··· Material provided
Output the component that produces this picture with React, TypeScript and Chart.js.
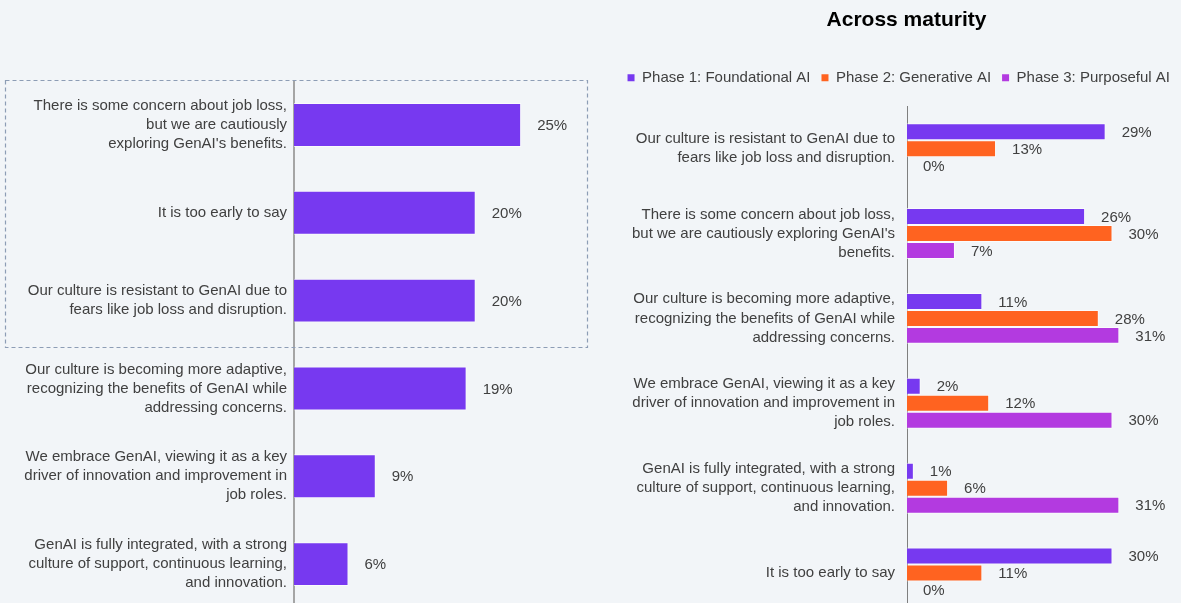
import React, { useEffect, useRef } from "react";
import { Chart, registerables } from "chart.js";

Chart.register(...registerables);

const FONT = "'Liberation Sans', Arial, Helvetica, sans-serif";

const leftCategories: string[][] = [
  ["There is some concern about job loss,", "but we are cautiously", "exploring GenAI's benefits."],
  ["It is too early to say"],
  ["Our culture is resistant to GenAI due to", "fears like job loss and disruption."],
  ["Our culture is becoming more adaptive,", "recognizing the benefits of GenAI while", "addressing concerns."],
  ["We embrace GenAI, viewing it as a key", "driver of innovation and improvement in", "job roles."],
  ["GenAI is fully integrated, with a strong", "culture of support, continuous learning,", "and innovation."],
];
const leftValues = [25, 20, 20, 19, 9, 6];

const rightTitle = "Across maturity";
const rightCategories: string[][] = [
  ["Our culture is resistant to GenAI due to", "fears like job loss and disruption."],
  ["There is some concern about job loss,", "but we are cautiously exploring GenAI's", "benefits."],
  ["Our culture is becoming more adaptive,", "recognizing the benefits of GenAI while", "addressing concerns."],
  ["We embrace GenAI, viewing it as a key", "driver of innovation and improvement in", "job roles."],
  ["GenAI is fully integrated, with a strong", "culture of support, continuous learning,", "and innovation."],
  ["It is too early to say"],
];
const seriesNames = ["Phase 1: Foundational AI", "Phase 2: Generative AI", "Phase 3: Purposeful AI"];
const phase1Values = [29, 26, 11, 2, 1, 30];
const phase2Values = [13, 30, 28, 12, 6, 11];
const phase3Values = [0, 7, 31, 30, 31, 0];

const PURPLE = "#7739F0";
const ORANGE = "#FF6320";
const MAGENTA = "#B33AE0";
const TEXT = "#404040";

const valueLabels = {
  id: "valueLabels",
  afterDatasetsDraw(chart: any) {
    const ctx = chart.ctx;
    ctx.save();
    ctx.font = `15px ${FONT}`;
    ctx.fillStyle = TEXT;
    ctx.textBaseline = "middle";
    ctx.textAlign = "left";
    chart.data.datasets.forEach((ds: any, di: number) => {
      const meta = chart.getDatasetMeta(di);
      meta.data.forEach((el: any, i: number) => {
        ctx.fillText(`${ds.data[i]}%`, el.x + 16, el.y + 1);
      });
    });
    ctx.restore();
  },
};

const dashedBox = {
  id: "dashedBox",
  afterDraw(chart: any) {
    const ctx = chart.ctx;
    const y = chart.scales.y;
    const top = Math.round(chart.chartArea.top) - 0.5;
    const bottom = Math.round((y.getPixelForValue(2) + y.getPixelForValue(3)) / 2) + 2.5;
    ctx.save();
    ctx.setLineDash([4, 3]);
    ctx.strokeStyle = "#8D9DB5";
    ctx.lineWidth = 1.2;
    ctx.strokeRect(5.5, top, 582, bottom - top);
    ctx.restore();
  },
};

const legendSpacing = {
  id: "legendSpacing",
  beforeLayout(chart: any) {
    const legend = chart.legend;
    if (legend && !legend.__patched) {
      const fit = legend.fit;
      legend.fit = function () {
        this.maxWidth = chart.width;
        fit.call(this);
        this.height += 11;
      };
      legend.__patched = true;
    }
  },
  afterLayout(chart: any) {
    const legend = chart.legend;
    if (legend) {
      legend.left = 0;
      legend.width = legend.right;
    }
  },
};

function fixAxis(width: number) {
  return (scale: any) => {
    scale.width = width;
    scale.paddingTop = 0;
    scale.paddingBottom = 0;
  };
}

function LeftChart() {
  const ref = useRef<HTMLCanvasElement>(null);
  useEffect(() => {
    const chart = new Chart(ref.current as HTMLCanvasElement, {
      type: "bar",
      data: {
        labels: leftCategories,
        datasets: [
          {
            label: "All",
            data: leftValues,
            backgroundColor: PURPLE,
            borderColor: "rgba(255,255,255,0.6)",
            borderWidth: 1,
            categoryPercentage: 1,
            barPercentage: 0.5,
          },
        ],
      },
      options: {
        indexAxis: "y",
        animation: false,
        responsive: false,
        layout: { padding: { top: 81, bottom: 12 } },
        plugins: { legend: { display: false }, title: { display: false }, tooltip: { enabled: false } },
        scales: {
          x: { display: false, min: 0, max: 35 },
          y: {
            afterFit: fixAxis(294),
            grid: { display: false, drawTicks: false },
            border: { display: true, color: "#A5A5A5", width: 2 },
            ticks: {
              autoSkip: false,
              padding: 7,
              color: TEXT,
              font: { family: FONT, size: 15, lineHeight: 1.27 },
            },
          },
        },
      },
      plugins: [valueLabels, dashedBox],
    } as any);
    return () => chart.destroy();
  }, []);
  return (
    <canvas
      ref={ref}
      width={612}
      height={620}
      style={{ position: "absolute", left: 0, top: 0, width: 612, height: 620 }}
    />
  );
}

function RightChart() {
  const ref = useRef<HTMLCanvasElement>(null);
  useEffect(() => {
    const colors = [PURPLE, ORANGE, MAGENTA];
    const values = [phase1Values, phase2Values, phase3Values];
    const chart = new Chart(ref.current as HTMLCanvasElement, {
      type: "bar",
      data: {
        labels: rightCategories,
        datasets: seriesNames.map((name, i) => ({
          label: name,
          data: values[i],
          backgroundColor: colors[i],
          borderColor: "rgba(255,255,255,0.6)",
          borderWidth: 1,
          categoryPercentage: 0.6,
          barPercentage: 1,
        })),
      },
      options: {
        indexAxis: "y",
        animation: false,
        responsive: false,
        layout: { padding: { left: 32, bottom: 4.5 } },
        plugins: {
          title: {
            display: true,
            text: rightTitle,
            color: "#000000",
            font: { family: FONT, size: 21, weight: "bold" },
            padding: { top: 8, bottom: 26 },
          },
          legend: {
            display: true,
            align: "end",
            labels: {
              boxWidth: 7,
              boxHeight: 7,
              padding: 11,
              color: TEXT,
              font: { family: FONT, size: 15 },
              generateLabels(chart: any) {
                const items = (Chart.defaults.plugins.legend.labels as any).generateLabels(chart);
                return items.map((it: any) => ({ ...it, lineWidth: 0 }));
              },
            },
          },
          tooltip: { enabled: false },
        },
        scales: {
          x: { display: false, min: 0, max: 40 },
          y: {
            afterFit: fixAxis(275),
            grid: { display: false, drawTicks: false },
            border: { display: true, color: "#7F7F7F", width: 1 },
            ticks: {
              autoSkip: false,
              padding: 12,
              color: TEXT,
              font: { family: FONT, size: 15, lineHeight: 1.27 },
            },
          },
        },
      },
      plugins: [valueLabels, legendSpacing],
    } as any);
    return () => chart.destroy();
  }, []);
  return (
    <canvas
      ref={ref}
      width={581}
      height={620}
      style={{ position: "absolute", left: 600, top: 0, width: 581, height: 620 }}
    />
  );
}

export default function App() {
  return (
    <div
      style={{
        position: "fixed",
        left: 0,
        top: 0,
        width: 1181,
        height: 603,
        overflow: "hidden",
        background: "#F2F5F8",
      }}
    >
      <LeftChart />
      <RightChart />
    </div>
  );
}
······
> [Problem requirements]: Exclude the images, then output the data above word for word.

> [Exercise answer]:
Output the component that produces this picture with React, TypeScript and Chart.js.
import React, { useEffect, useRef } from "react";
import { Chart, registerables } from "chart.js";

Chart.register(...registerables);

const FONT = "'Liberation Sans', Arial, Helvetica, sans-serif";

const leftCategories: string[][] = [
  ["There is some concern about job loss,", "but we are cautiously", "exploring GenAI's benefits."],
  ["It is too early to say"],
  ["Our culture is resistant to GenAI due to", "fears like job loss and disruption."],
  ["Our culture is becoming more adaptive,", "recognizing the benefits of GenAI while", "addressing concerns."],
  ["We embrace GenAI, viewing it as a key", "driver of innovation and improvement in", "job roles."],
  ["GenAI is fully integrated, with a strong", "culture of support, continuous learning,", "and innovation."],
];
const leftValues = [25, 20, 20, 19, 9, 6];

const rightTitle = "Across maturity";
const rightCategories: string[][] = [
  ["Our culture is resistant to GenAI due to", "fears like job loss and disruption."],
  ["There is some concern about job loss,", "but we are cautiously exploring GenAI's", "benefits."],
  ["Our culture is becoming more adaptive,", "recognizing the benefits of GenAI while", "addressing concerns."],
  ["We embrace GenAI, viewing it as a key", "driver of innovation and improvement in", "job roles."],
  ["GenAI is fully integrated, with a strong", "culture of support, continuous learning,", "and innovation."],
  ["It is too early to say"],
];
const seriesNames = ["Phase 1: Foundational AI", "Phase 2: Generative AI", "Phase 3: Purposeful AI"];
const phase1Values = [29, 26, 11, 2, 1, 30];
const phase2Values = [13, 30, 28, 12, 6, 11];
const phase3Values = [0, 7, 31, 30, 31, 0];

const PURPLE = "#7739F0";
const ORANGE = "#FF6320";
const MAGENTA = "#B33AE0";
const TEXT = "#404040";

const valueLabels = {
  id: "valueLabels",
  afterDatasetsDraw(chart: any) {
    const ctx = chart.ctx;
    ctx.save();
    ctx.font = `15px ${FONT}`;
    ctx.fillStyle = TEXT;
    ctx.textBaseline = "middle";
    ctx.textAlign = "left";
    chart.data.datasets.forEach((ds: any, di: number) => {
      const meta = chart.getDatasetMeta(di);
      meta.data.forEach((el: any, i: number) => {
        ctx.fillText(`${ds.data[i]}%`, el.x + 16, el.y + 1);
      });
    });
    ctx.restore();
  },
};

const dashedBox = {
  id: "dashedBox",
  afterDraw(chart: any) {
    const ctx = chart.ctx;
    const y = chart.scales.y;
    const top = Math.round(chart.chartArea.top) - 0.5;
    const bottom = Math.round((y.getPixelForValue(2) + y.getPixelForValue(3)) / 2) + 2.5;
    ctx.save();
    ctx.setLineDash([4, 3]);
    ctx.strokeStyle = "#8D9DB5";
    ctx.lineWidth = 1.2;
    ctx.strokeRect(5.5, top, 582, bottom - top);
    ctx.restore();
  },
};

const legendSpacing = {
  id: "legendSpacing",
  beforeLayout(chart: any) {
    const legend = chart.legend;
    if (legend && !legend.__patched) {
      const fit = legend.fit;
      legend.fit = function () {
        this.maxWidth = chart.width;
        fit.call(this);
        this.height += 11;
      };
      legend.__patched = true;
    }
  },
  afterLayout(chart: any) {
    const legend = chart.legend;
    if (legend) {
      legend.left = 0;
      legend.width = legend.right;
    }
  },
};

function fixAxis(width: number) {
  return (scale: any) => {
    scale.width = width;
    scale.paddingTop = 0;
    scale.paddingBottom = 0;
  };
}

function LeftChart() {
  const ref = useRef<HTMLCanvasElement>(null);
  useEffect(() => {
    const chart = new Chart(ref.current as HTMLCanvasElement, {
      type: "bar",
      data: {
        labels: leftCategories,
        datasets: [
          {
            label: "All",
            data: leftValues,
            backgroundColor: PURPLE,
            borderColor: "rgba(255,255,255,0.6)",
            borderWidth: 1,
            categoryPercentage: 1,
            barPercentage: 0.5,
          },
        ],
      },
      options: {
        indexAxis: "y",
        animation: false,
        responsive: false,
        layout: { padding: { top: 81, bottom: 12 } },
        plugins: { legend: { display: false }, title: { display: false }, tooltip: { enabled: false } },
        scales: {
          x: { display: false, min: 0, max: 35 },
          y: {
            afterFit: fixAxis(294),
            grid: { display: false, drawTicks: false },
            border: { display: true, color: "#A5A5A5", width: 2 },
            ticks: {
              autoSkip: false,
              padding: 7,
              color: TEXT,
              font: { family: FONT, size: 15, lineHeight: 1.27 },
            },
          },
        },
      },
      plugins: [valueLabels, dashedBox],
    } as any);
    return () => chart.destroy();
  }, []);
  return (
    <canvas
      ref={ref}
      width={612}
      height={620}
      style={{ position: "absolute", left: 0, top: 0, width: 612, height: 620 }}
    />
  );
}

function RightChart() {
  const ref = useRef<HTMLCanvasElement>(null);
  useEffect(() => {
    const colors = [PURPLE, ORANGE, MAGENTA];
    const values = [phase1Values, phase2Values, phase3Values];
    const chart = new Chart(ref.current as HTMLCanvasElement, {
      type: "bar",
      data: {
        labels: rightCategories,
        datasets: seriesNames.map((name, i) => ({
          label: name,
          data: values[i],
          backgroundColor: colors[i],
          borderColor: "rgba(255,255,255,0.6)",
          borderWidth: 1,
          categoryPercentage: 0.6,
          barPercentage: 1,
        })),
      },
      options: {
        indexAxis: "y",
        animation: false,
        responsive: false,
        layout: { padding: { left: 32, bottom: 4.5 } },
        plugins: {
          title: {
            display: true,
            text: rightTitle,
            color: "#000000",
            font: { family: FONT, size: 21, weight: "bold" },
            padding: { top: 8, bottom: 26 },
          },
          legend: {
            display: true,
            align: "end",
            labels: {
              boxWidth: 7,
              boxHeight: 7,
              padding: 11,
              color: TEXT,
              font: { family: FONT, size: 15 },
              generateLabels(chart: any) {
                const items = (Chart.defaults.plugins.legend.labels as any).generateLabels(chart);
                return items.map((it: any) => ({ ...it, lineWidth: 0 }));
              },
            },
          },
          tooltip: { enabled: false },
        },
        scales: {
          x: { display: false, min: 0, max: 40 },
          y: {
            afterFit: fixAxis(275),
            grid: { display: false, drawTicks: false },
            border: { display: true, color: "#7F7F7F", width: 1 },
            ticks: {
              autoSkip: false,
              padding: 12,
              color: TEXT,
              font: { family: FONT, size: 15, lineHeight: 1.27 },
            },
          },
        },
      },
      plugins: [valueLabels, legendSpacing],
    } as any);
    return () => chart.destroy();
  }, []);
  return (
    <canvas
      ref={ref}
      width={581}
      height={620}
      style={{ position: "absolute", left: 600, top: 0, width: 581, height: 620 }}
    />
  );
}

export default function App() {
  return (
    <div
      style={{
        position: "fixed",
        left: 0,
        top: 0,
        width: 1181,
        height: 603,
        overflow: "hidden",
        background: "#F2F5F8",
      }}
    >
      <LeftChart />
      <RightChart />
    </div>
  );
}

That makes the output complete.